Der Relevanz-Zyklus, mit dem ein DSR-Projekt startet, stellt sicher, dass die Umgebung der Anwendungsdomäne, sowie die Chancen und Risiken ausreichend und fortlaufend berücksichtigt werden. Im Stringenz-Zyklus wird bereits vorhandenes Wissen und Methoden (z. B. Theorien, Expertenwissen oder Metaartefakte) in den Gestaltungsprozess eingebracht. Dessen Anwendung bewirkt Innovationen mit besseren Erfolgsaussichten am Markt bzw. bei der Zielgruppe. Beide genannten Zyklen nehmen Einfluss auf den zentralen Design-Zyklus, bestehend aus Entwicklung und Evaluation. Aber auch umgekehrt nimmt der Design-Zyklus z. B. über neue Erkenntnisse aus der Evaluation Einfluss auf den Relevanz- und Stringenz-Zyklus, der wiederum neue Erkenntnisse für Forschung und Praxis liefert. Alle drei Zyklen laufen nicht sequenziell ab, sondern parallel und fortlaufend. Bei der Forschungsplanung und -umsetzung ist auf eine Balance zwischen Stringenz und Relevanz zu achten, denn eine Übergewichtung der Stringenz führt zu einer verminderten Relevanz (Hevner et al. 2004). D. h. Artefakte werden wissenschaftliche evaluiert und iterativ weiterentwickelt, bis die Evaluation ein zufriedenstellendes Ergebnis liefert. (Hevner 2007).
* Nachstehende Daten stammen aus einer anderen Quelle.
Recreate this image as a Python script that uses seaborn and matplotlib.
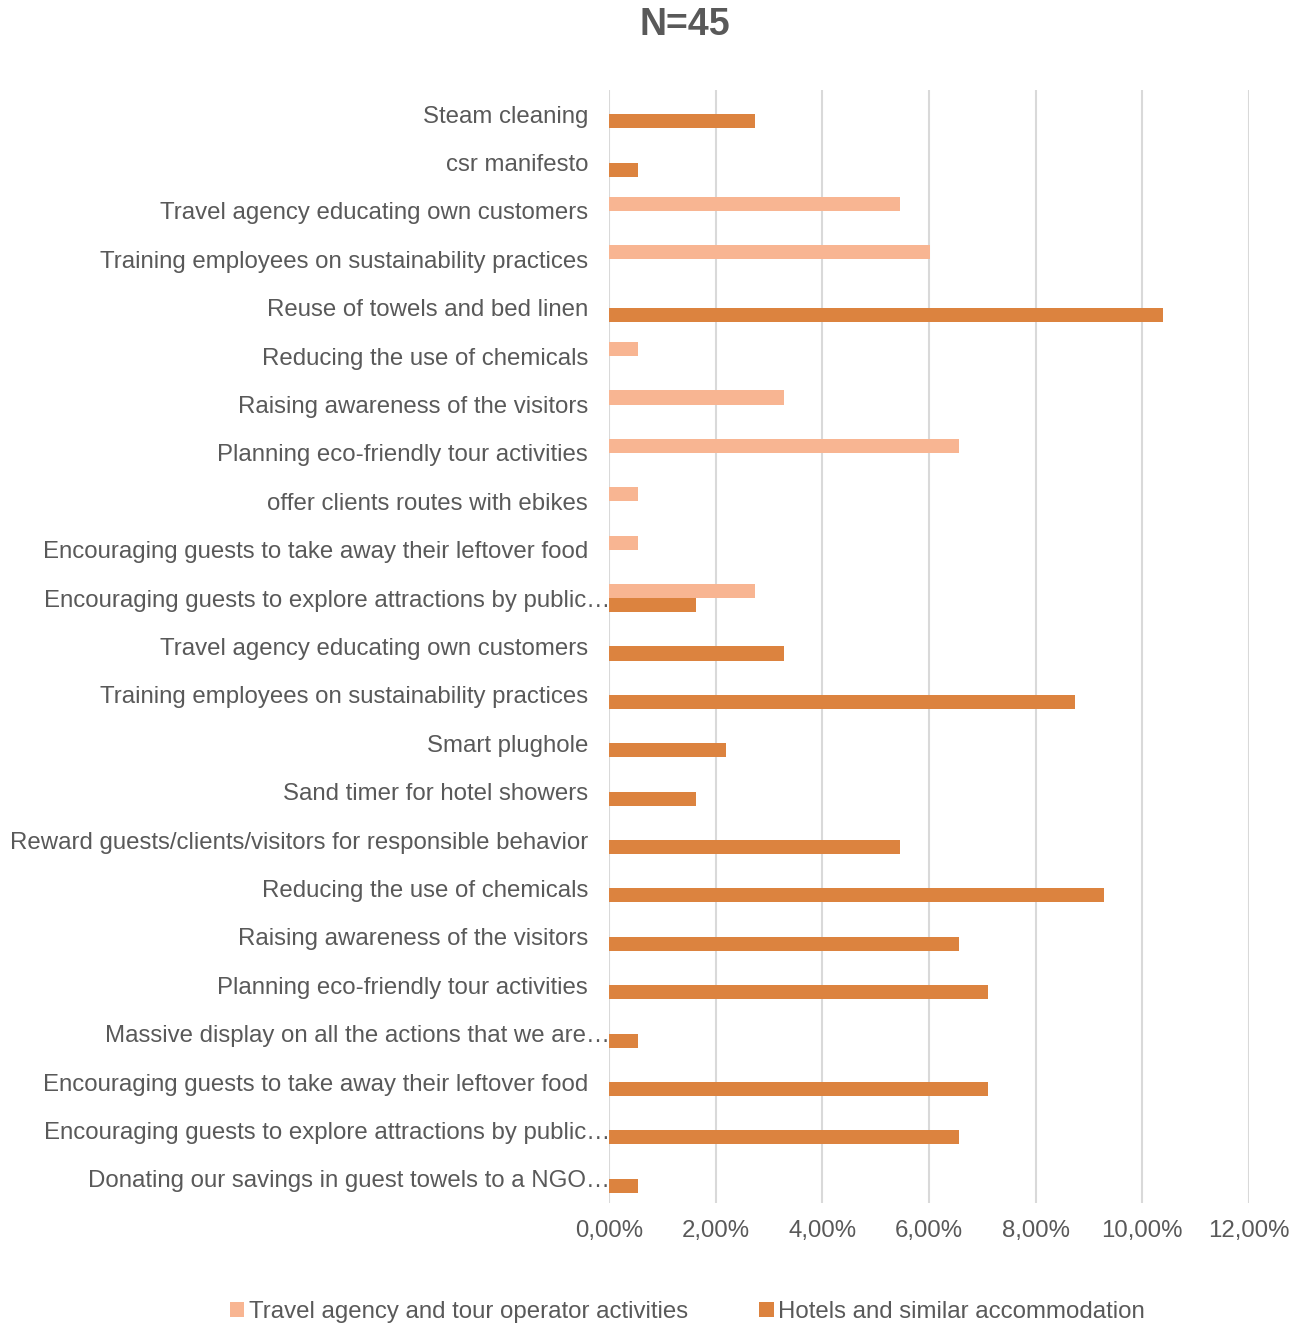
import matplotlib
matplotlib.use("Agg")
import matplotlib.pyplot as plt
import matplotlib.transforms as mtransforms
from matplotlib.patches import Patch
import seaborn as sns
import pandas as pd

# Measures, listed top to bottom
categories = [
    "Steam cleaning",
    "csr manifesto",
    "Travel agency educating own customers",
    "Training employees on sustainability practices",
    "Reuse of towels and bed linen",
    "Reducing the use of chemicals",
    "Raising awareness of the visitors",
    "Planning eco-friendly tour activities",
    "offer clients routes with ebikes",
    "Encouraging guests to take away their leftover food",
    "Encouraging guests to explore attractions by public…",
    "Travel agency educating own customers",
    "Training employees on sustainability practices",
    "Smart plughole",
    "Sand timer for hotel showers",
    "Reward guests/clients/visitors for responsible behavior",
    "Reducing the use of chemicals",
    "Raising awareness of the visitors",
    "Planning eco-friendly tour activities",
    "Massive display on all the actions that we are…",
    "Encouraging guests to take away their leftover food",
    "Encouraging guests to explore attractions by public…",
    "Donating our savings in guest towels to a NGO…",
]

# Share of answers (%) per sector
travel_agency = [0, 0, 5.46, 6.01, 0, 0.55, 3.28, 6.56, 0.55, 0.55, 2.73,
                 0, 0, 0, 0, 0, 0, 0, 0, 0, 0, 0, 0]
hotels = [2.73, 0.55, 0, 0, 10.38, 0, 0, 0, 0, 0, 1.64,
          3.28, 8.74, 2.19, 1.64, 5.46, 9.29, 6.56, 7.10, 0.55, 7.10, 6.56, 0.55]

series_names = ["Travel agency and tour operator activities",
                "Hotels and similar accommodation"]
x_ticks = [0, 2, 4, 6, 8, 10, 12]
title = "N=45"

light = "#F8B592"
dark = "#DC833F"
text_col = "#595959"
grid_col = "#D9D9D9"
fs = 17.3

rows = []
for i in range(len(categories)):
    rows.append({"row": i, "sector": series_names[0], "value": travel_agency[i]})
    rows.append({"row": i, "sector": series_names[1], "value": hotels[i]})
df = pd.DataFrame(rows)

sns.set_theme(style="white")
plt.rcParams["font.family"] = ["Liberation Sans", "DejaVu Sans"]

fig = plt.figure(figsize=(12.99, 13.23), dpi=100)
ax = fig.add_axes([0.4688, 0.0907, 0.4927, 0.8413])

sns.barplot(data=df, x="value", y="row", hue="sector", orient="h",
            hue_order=series_names, palette=[light, dark], saturation=1,
            width=0.58, dodge=True, linewidth=0, ax=ax, legend=False)

ax.set_xlim(0, 12)
ax.set_ylim(len(categories) - 0.5, -0.5)
ax.set_xticks(x_ticks)
ax.set_xticklabels([f"{v:.2f}%".replace(".", ",") for v in x_ticks],
                   fontsize=fs, color=text_col)
ax.set_yticks(range(len(categories)))
ax.set_yticklabels(categories, fontsize=fs, color=text_col)
ax.tick_params(axis="y", length=0, pad=15)
ax.tick_params(axis="x", length=0, pad=12)
ax.set_xlabel("")
ax.set_ylabel("")

# Truncated labels run up to the axis
shift = mtransforms.ScaledTranslation(22 / 100, 0, fig.dpi_scale_trans)
for lab in ax.get_yticklabels():
    if lab.get_text().endswith("…"):
        lab.set_transform(lab.get_transform() + shift)

ax.xaxis.grid(True, color=grid_col, linewidth=1.5)
ax.set_axisbelow(True)
for s in ax.spines.values():
    s.set_visible(False)

fig.text(0.527, 0.981, title, ha="center", va="center", fontsize=27,
         fontweight="bold", color=text_col)

handles = [Patch(facecolor=light, edgecolor="none"),
           Patch(facecolor=dark, edgecolor="none")]
fig.legend(handles, series_names, loc="center", bbox_to_anchor=(0.5293, 0.0085),
           ncol=2, frameon=False, fontsize=fs, labelcolor=text_col,
           handlelength=0.6, handleheight=0.6, handletextpad=0.2,
           columnspacing=2.95)

fig.savefig("out.png", dpi=100, facecolor="white")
Wambsganss et al. 2020 ist ein Anwendungsbeispiel für DSR, das anschaulich und nachvollziehbar die konkreten Arbeitsschritte innerhalb der drei Zyklen dokumentiert, die die Gestaltung und Evaluierung eines pädagogischen Agenten zum Ziel haben. Die folgende Tabelle listet die Schritte von zwei durchgeführten Entwicklungszyklen, sowie die Zuordnung zum entsprechenden Zyklus im DSR Framework.
Schrittnr. | Arbeitsschritt | Zykluszuordnung |
---|---|---|
1 | Problemformulierung | Relevanz-Zyklus |
2 | Ableitung von Anforderungen aus der wissenschaftlichen Literatur | Stringenz-Zyklus |
3 | Ableitung von Anforderungen aus Nutzerinterviews | Relevanz-Zyklus |
4 | Ableitung von Design Prinzipien für das Artefakt | Design-Zyklus |
5 | Evaluierung des Prototyps | Design-Zyklus |
6 | Überarbeitung des Designwissens und Anpassungen des Artefakts | Design-Zyklus |
7 | Evaluierung der zweiten Version | Relevanz-Zyklus |
8 | Dokumentation des gewonnenen Designwissens | Stringenz-Zyklus |
Design Science Research als Forschungsparadigma stellt die Praxisrelevanz auf der einen und die wissenschaftliche Stringenz auf der anderen Seite sicher. Die Ausbalancierung der Relevanz auf der einen und der Stringenz auf der anderen Seite dürfte gerade für unerfahrene Forscher eine Herausforderung darstellen. Hevner (2007) ruft zu Pragmatismus auf und betont die Synergie zwischen Relevanz und Stringenz, die gute DSR ausmacht.